Rwanda is a landlocked, resource-poor country based in central/eastern Africa. With a population of about 12 million, Rwanda is the most densely populated country in Africa. Women in Rwanda are especially vulnerable when it comes to education. After the genocide in 1994, 80% of the population, predominantly women, were left under the poverty line. Empowering women became an important issue throughout the country.
While volunteering in Musanze, July of 2007, Jeanne Siporin and Laura Boyea met two teenage girls in a small village who were not able to attend school. They made a promise to return the following year to help these girls. In August of 2008 a sewing machine was purchased locally and the two girls were taught to sew basic items and the Ubushobozi project was born.

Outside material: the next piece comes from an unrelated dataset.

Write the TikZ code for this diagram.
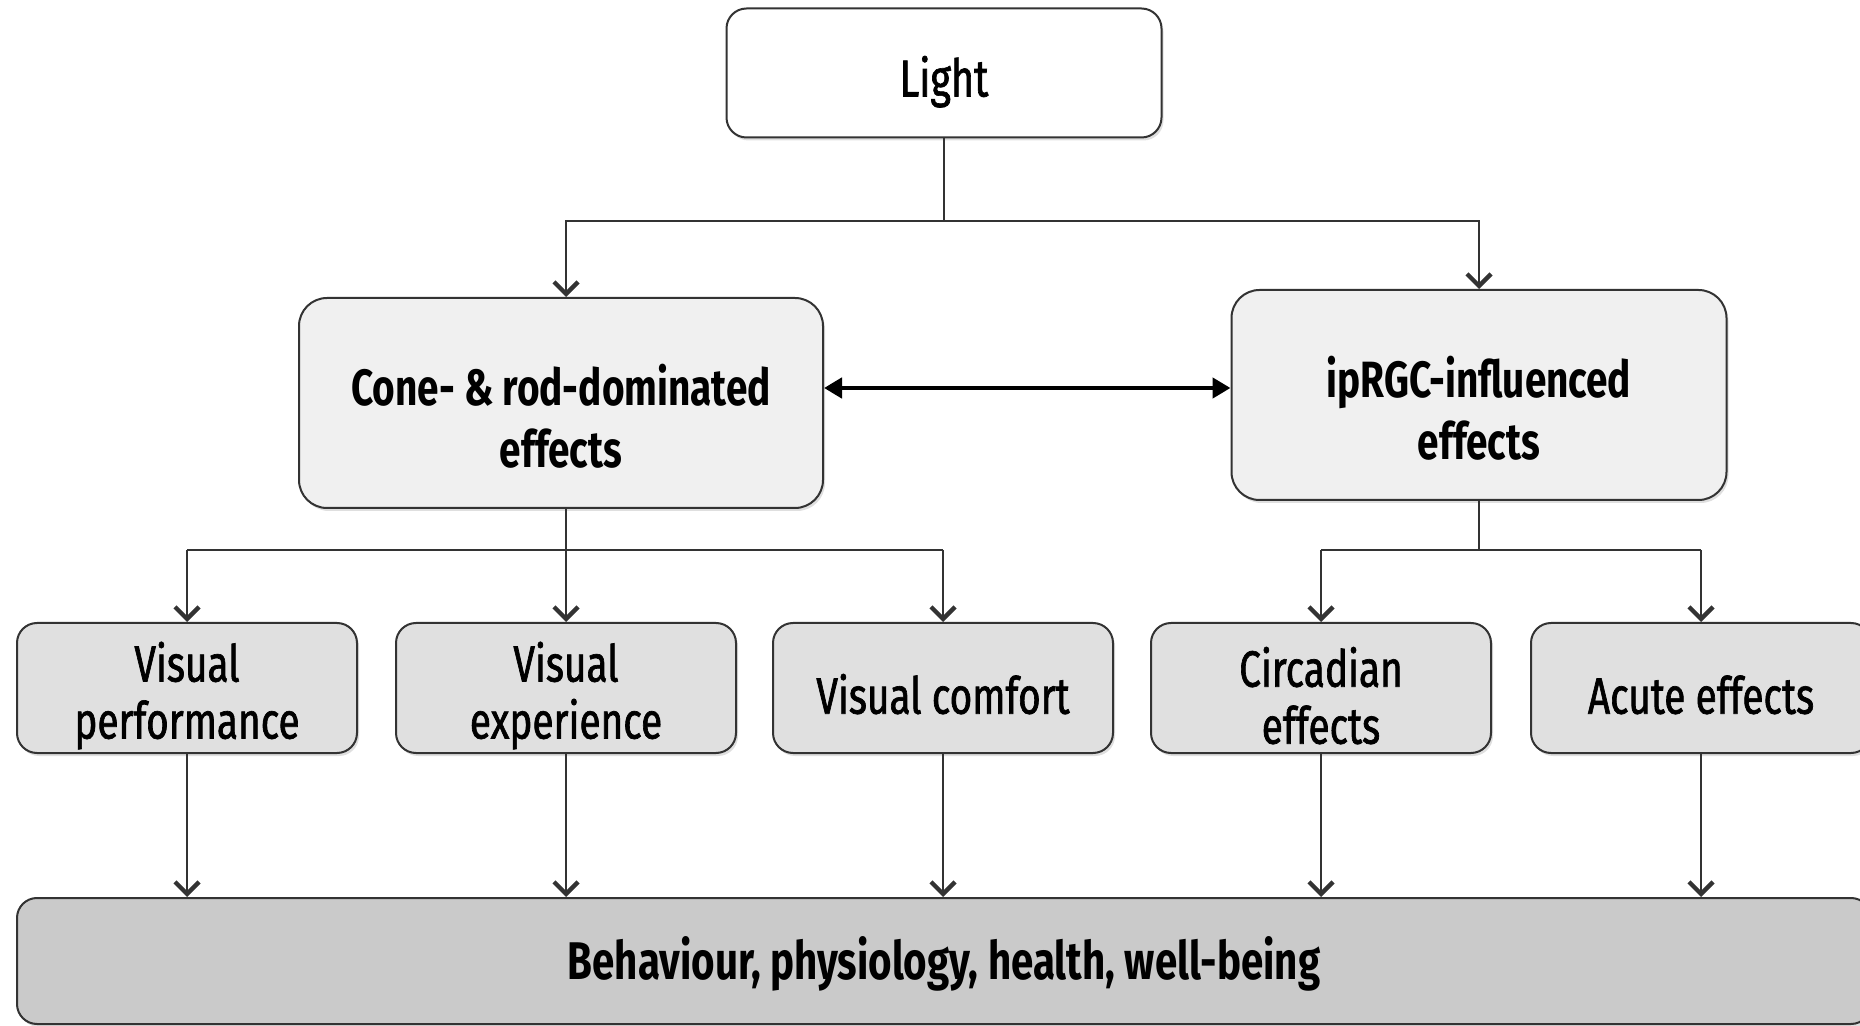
\documentclass[tikz,border=0pt]{standalone}
\usepackage{fontspec}
\setmainfont{Fira Sans}[FakeStretch=0.76]
\newfontfamily\medfont{Fira Sans}[FakeStretch=0.76, FakeBold=1.3]
\usetikzlibrary{positioning,calc,arrows.meta,shadows}
\definecolor{boxline}{HTML}{333333}
\definecolor{midfill}{HTML}{F0F0F0}
\definecolor{rowfill}{HTML}{E0E0E0}
\definecolor{basefill}{HTML}{CACACA}

\begin{document}
\begin{tikzpicture}[x=0.5pt,y=-0.5pt,
    box/.style={draw=boxline, line width=1pt, rounded corners=10pt, align=center,
        inner sep=0pt, drop shadow={shadow xshift=1pt, shadow yshift=-1.5pt, opacity=0.25}},
    topbox/.style={box, fill=white, minimum width=217.5pt, minimum height=64.5pt,
        text height=29pt, font=\fontsize{26}{28}\selectfont\medfont},
    midbox/.style={box, fill=midfill, minimum width=262pt, minimum height=105pt, rounded corners=14pt,
        text height=65pt, font=\fontsize{25.5}{31}\selectfont\bfseries},
    rowbox/.style={box, fill=rowfill, minimum width=170pt, minimum height=65pt,
        text height=56pt, font=\fontsize{25.5}{28.5}\selectfont\medfont},
    rowboxone/.style={rowbox, text height=26pt},
    basebox/.style={box, fill=basefill, minimum width=927pt, minimum height=63pt,
        text height=24pt, font=\fontsize{26.5}{28}\selectfont\bfseries},
    arr/.style={draw=boxline, line width=1.2pt, -{Straight Barb[length=6pt,width=12pt,line width=2.2pt]}},
    link/.style={draw=boxline, line width=1.2pt},
    dblarr/.style={draw=black, line width=2.4pt, {Triangle[length=9pt,width=10pt]}-{Triangle[length=9pt,width=10pt]}}]
    \useasboundingbox (0,0) rectangle (1860,1026);
    \clip (0,0) rectangle (1860,1026);

    % Source
    \node[topbox] (light) at (944,73) {Light};

    % Two pathways
    \node[midbox] (cone) at (561,403) {Cone- \& rod-dominated\\effects};
    \node[midbox, minimum width=247.5pt] (iprgc) at (1479,395) {ipRGC-influenced\\effects};

    % Effect boxes
    \node[rowbox] (vperf) at (187,688) {Visual\\performance};
    \node[rowbox] (vexp) at (566,688) {Visual\\experience};
    \node[rowboxone] (vcomf) at (943,688) {Visual comfort};
    \node[rowbox] (circ) at (1321,688) {Circadian\\effects};
    \node[rowboxone] (acute) at (1701,688) {Acute effects};

    % Outcome
    \node[basebox] (behav) at (944,961) {Behaviour, physiology, health, well-being};

    % Light to pathways
    \coordinate (lsplit) at (944,221);
    \draw[link] (light) -- (lsplit);
    \draw[arr] (lsplit) -| (vexp |- cone.north);
    \draw[arr] (lsplit) -| (iprgc.north);
    \draw[dblarr] ([yshift=7.5pt]cone.east) -- ([yshift=7.5pt]cone.east -| iprgc.west);

    % Pathways to effects
    \coordinate (csplit) at (566,550);
    \draw[link] (vexp |- cone.south) -- (csplit);
    \draw[link] (csplit -| vperf) -- (csplit -| vcomf);
    \foreach \n in {vperf,vexp,vcomf}
        \draw[arr] (csplit -| \n) -- (\n);
    \draw[link] (iprgc.south) -- (iprgc.south |- csplit);
    \draw[link] (csplit -| circ) -- (csplit -| acute);
    \foreach \n in {circ,acute}
        \draw[arr] (csplit -| \n) -- (\n);

    % Effects to outcome
    \foreach \n in {vperf,vexp,vcomf,circ,acute}
        \draw[arr] (\n) -- (\n |- behav.north);
\end{tikzpicture}
\end{document}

Over the next few years more students were added to the project. The students would come each day from their villages to the Ubushobozi house in Musanze, where they learned sewing and English. Eventually a computer teacher and dance instructor were added to the project. The girls showed interest in learning to weave, so a weaving teacher was added as well. Yoga was something the girls had heard about, as they were sewing yoga mat bags. Due to their interest they were trained in yoga by a volunteer from New York.
Weaving, a traditional skill has been enthusiastically adopted by our women. Beautiful products abound.

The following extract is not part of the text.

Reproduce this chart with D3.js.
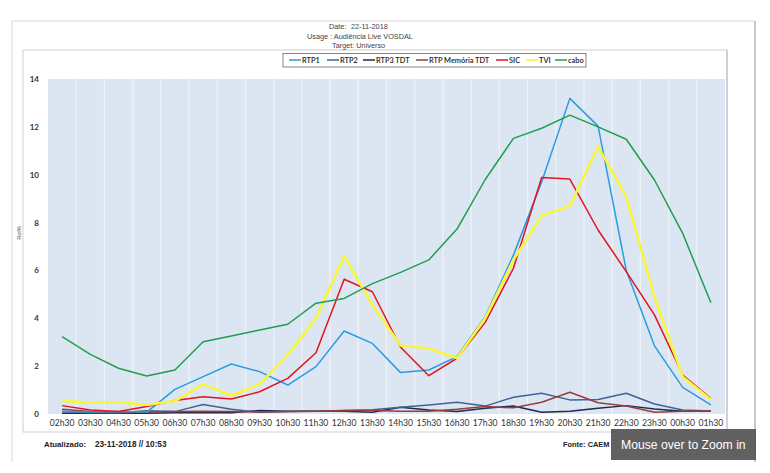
<!DOCTYPE html>
<html><head><meta charset="utf-8">
<script src="https://cdn.jsdelivr.net/npm/d3@7"></script>
<style>body{margin:0;background:#fff;}svg{display:block;}</style>
</head><body><svg id="c" width="770" height="473"></svg>
<script>
const categories = ["02h30","03h30","04h30","05h30","06h30","07h30","08h30","09h30","10h30","11h30","12h30","13h30","14h30","15h30","16h30","17h30","18h30","19h30","20h30","21h30","22h30","23h30","00h30","01h30"];
const seriesNames = ["RTP1","RTP2","RTP3 TDT","RTP Memória TDT","SIC","TVI","cabo"];
const seriesColors = ["#2a9be2","#3d6499","#1b2b4d","#9a3c3c","#e2141c","#f7f53c","#1f9e4e"];
const rtp1 = [0.12,0.08,0.1,0.08,1.03,1.56,2.09,1.77,1.21,1.98,3.47,2.95,1.73,1.84,2.4,4.07,6.64,9.7,13.19,12.03,6.0,2.85,1.11,0.38];
const rtp2 = [0.1,0.05,0.05,0.14,0.1,0.4,0.2,0.07,0.1,0.12,0.15,0.18,0.28,0.38,0.49,0.33,0.7,0.87,0.59,0.61,0.87,0.42,0.17,0.13];
const rtp3 = [0.03,0.03,0.03,0.03,0.05,0.05,0.05,0.15,0.12,0.12,0.12,0.07,0.28,0.17,0.1,0.24,0.33,0.07,0.12,0.24,0.35,0.21,0.12,0.12];
const memoria = [0.2,0.1,0.05,0.08,0.1,0.12,0.1,0.08,0.1,0.12,0.15,0.15,0.12,0.12,0.2,0.31,0.26,0.49,0.91,0.47,0.33,0.07,0.12,0.13];
const sic = [0.35,0.17,0.1,0.31,0.56,0.72,0.63,0.93,1.49,2.56,5.63,5.11,2.79,1.6,2.33,3.83,6.09,9.88,9.82,7.69,5.95,4.14,1.63,0.65];
const tvi = [0.56,0.47,0.49,0.38,0.54,1.25,0.77,1.25,2.47,4.0,6.6,4.55,2.86,2.74,2.33,4.0,6.44,8.29,8.69,11.17,9.08,4.9,1.56,0.61];
const cabo = [3.23,2.49,1.91,1.59,1.84,3.02,3.26,3.51,3.75,4.63,4.83,5.45,5.92,6.44,7.73,9.8,11.52,11.94,12.49,12.0,11.48,9.78,7.55,4.65];
const yTicks = [0,2,4,6,8,10,12,14];
const seriesValues = [rtp1,rtp2,rtp3,memoria,sic,tvi,cabo];

const svg = d3.select("#c");
const L=48, R=725, T=79, B=414;
const x = d3.scaleBand().domain(categories).range([L,R]);
const y = d3.scaleLinear().domain([0,14]).range([B,T]);

// frames
svg.append("path").attr("d","M12,462V21H755V462").attr("fill","none").attr("stroke","#d8d8d8");
svg.append("line").attr("x1",755).attr("x2",755).attr("y1",21).attr("y2",462).attr("stroke","#a8a8a8");
svg.append("rect").attr("x",23).attr("y",50).attr("width",704).attr("height",382).attr("fill","none").attr("stroke","#d0d0d0");
svg.append("line").attr("x1",727).attr("x2",727).attr("y1",50).attr("y2",432).attr("stroke","#bbb");

// titles
const tf = "'Liberation Sans', Arial, sans-serif";
const tg = svg.append("g").attr("font-family",tf).attr("font-size",7.3).attr("fill","#444");
tg.append("text").attr("x",329).attr("y",29).text("Date:");
tg.append("text").attr("x",351).attr("y",29).text("22-11-2018");
tg.append("text").attr("x",307).attr("y",38.5).text("Usage : Audiência Live VOSDAL");
tg.append("text").attr("x",332).attr("y",48).text("Target: Universo");

// plot bg
svg.append("rect").attr("x",L).attr("y",T).attr("width",R-L).attr("height",B-T).attr("fill","#dce6f2");
svg.append("g").selectAll("line").data(categories.slice(1)).join("line")
  .attr("x1",d=>x(d)).attr("x2",d=>x(d)).attr("y1",T).attr("y2",B)
  .attr("stroke","#eef3f9").attr("stroke-width",1.2);

// axes
const yAxis = svg.append("g").attr("transform",`translate(${L},0)`)
  .call(d3.axisLeft(y).tickValues(yTicks).tickSize(0).tickPadding(9).tickFormat(d3.format("d")));
yAxis.select(".domain").remove();
yAxis.selectAll("text").attr("font-family","Lato, 'Open Sans', sans-serif").attr("font-size",8).attr("font-weight",700).attr("fill","#333");

const xAxis = svg.append("g").attr("transform",`translate(0,${B})`)
  .call(d3.axisBottom(x).tickSize(0).tickPadding(6));
xAxis.select(".domain").remove();
xAxis.selectAll("text").attr("font-family","Lato, 'Open Sans', sans-serif").attr("font-size",8.6).attr("fill","#333");

svg.append("text").attr("transform","translate(21,233) rotate(-90)").attr("text-anchor","middle")
  .attr("font-family",tf).attr("font-size",5.5).attr("fill","#555").text("Rat%");

// lines
const line = d3.line().x((d,i)=>x(categories[i])+x.bandwidth()/2).y(d=>y(d));
const order = [2,1,3,0,4,5,6];
const lg = svg.append("g");
order.forEach(k=>{
  lg.append("path").datum(seriesValues[k]).attr("d",line).attr("fill","none")
    .attr("stroke",seriesColors[k]).attr("stroke-width",k===5?2.6:1.5).attr("stroke-linejoin","round");
});

// legend
svg.append("rect").attr("x",283).attr("y",53.5).attr("width",303).attr("height",13.5).attr("fill","#fff").attr("stroke","#666").attr("stroke-width",0.8);
const legX = [289,327,363,416,496,526,555];
const leg = svg.append("g").attr("font-family","Lato, 'Open Sans', sans-serif").attr("font-size",7.4).attr("font-weight",600).attr("fill","#222");
seriesNames.forEach((n,i)=>{
  leg.append("line").attr("x1",legX[i]).attr("x2",legX[i]+12).attr("y1",60).attr("y2",60).attr("stroke",seriesColors[i]).attr("stroke-width",1.5);
  leg.append("text").attr("x",legX[i]+13).attr("y",62.8).text(n);
});

// footer
const fg = svg.append("g").attr("font-family",tf).attr("font-size",8.2).attr("fill","#222");
fg.append("text").attr("x",44).attr("y",447).attr("font-weight",700).attr("font-size",7.8).text("Atualizado:");
fg.append("text").attr("x",95).attr("y",447).attr("font-weight",700).text("23-11-2018 // 10:53");
fg.append("text").attr("x",563).attr("y",447).attr("font-weight",700).attr("font-size",7.4).text("Fonte: CAEM");

// tooltip overlay
svg.append("rect").attr("x",611).attr("y",429).attr("width",145).attr("height",31).attr("fill","#595959").attr("opacity",0.95);
svg.append("text").attr("x",621).attr("y",448.5).attr("font-family",tf).attr("font-size",12.2).attr("fill","#fff").text("Mouse over to Zoom in");
</script></body></html>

Now the girls earn their living by crafting beautiful baskets, backpacks, yoga bags and other items using their weaving and sewing skills at the Ubushobozi Shop in Musanze, Rwanda. All Ubushobozi sales go directly to the women of the project. Most of their income is generated from the sale of products they make which are sold in their shop in Musanze, online or at craft shows in the U.S.
The women have formed the Ubushobozi Cooperative which now provides them with a salary and health insurance for them and their families.